Due to poor local accuracy and temporal resolution, the GIM (global ionospheric map) application continues to be of restricted use in obtaining the characteristics of seismic-ionospheric effects. Utilizing spherical harmonic (SH) function and generalized trigonometric series (GTS), the latest 15 min/map GIM with high precision released from the Chinese Academy of Sciences (CAS), is expected to record the short-term response of the fine ionospheric structure. From the interquartile range (IQR) method, we first present the application of CAS GIM in the Mw8.2 Chiapas earthquake in Mexico on September 7, 2017. To verify the reliability, the IGS GIM at low temporal resolution of 2 h/map was simultaneously analyzed and compared. Our results exhibit clear local anomalies that preceded the Chiapas event by 5 days. The detection of IGS GIM merely captured the basic features of pre-earthquake ionospheric anomalies, i.e., abnormal local effect with a duration of 15 h, maximum amplitude of 20 TECU, and westward migration in the seismogenic area with epicentral distance <4092 km.
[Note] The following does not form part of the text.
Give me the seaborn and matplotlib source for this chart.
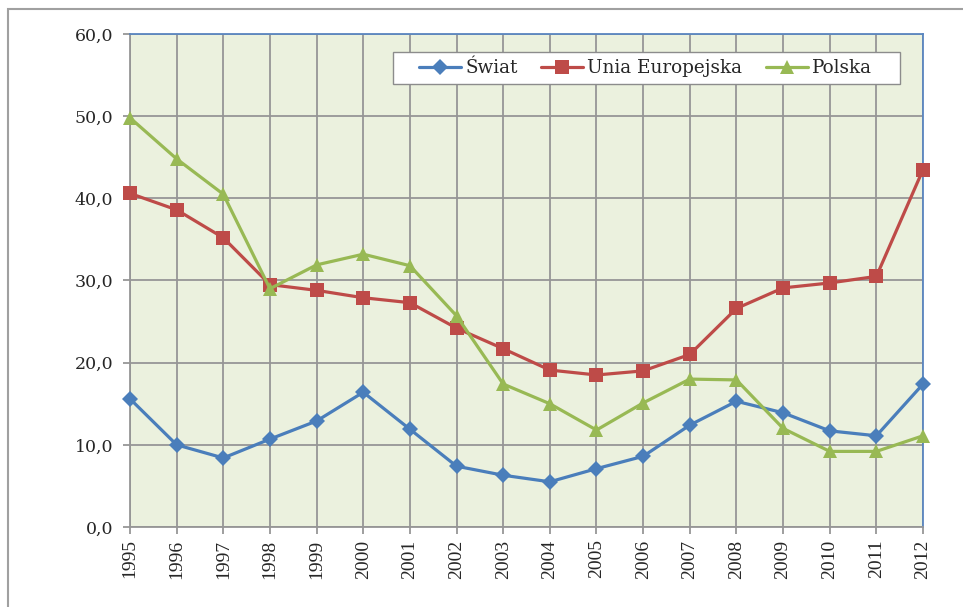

As a comparison, the periodic variations of motion state, energy, and abnormal morphology in the ionospheric anomalies were originally revealed by CAS GIM. The motion tracks exhibited oscillation periodicity characteristics, and the nonstationary and nonlinear intensity fluctuation implied a harmonic energy transmission. These results reflected the imbalance between energy transmission and ion\u2009+\u2009distribution in dynamic ionospheric processes. Then, the evolution of the ionospheric anomaly could be divided into three stages: formation of 9.2–12.4 LT, climax of 12.6–19.5 LT, and dissipation of 19.7–23.7 LT. During the peak period, the changes in energy transmission resulted in transforming the ionosphere to a single-double peaks shape and strong enhancement of the TEC intensity. The variations in horizontal phase velocity of 166–320 km/s in the abnormal region reflected the differences in electromagnetic waves from slow increases to rapid attenuation in the formation and dissipation periods. Based on the electromagnetic field disturbances recorded by the Swarm spacecraft, potential lithosphere–atmosphere–ionosphere Coupling (LAIC) effects could be identified through the electromagnetic coupling path. These features made it easy to remove earthquake precursor signals from other “source-type” TEC turbulences.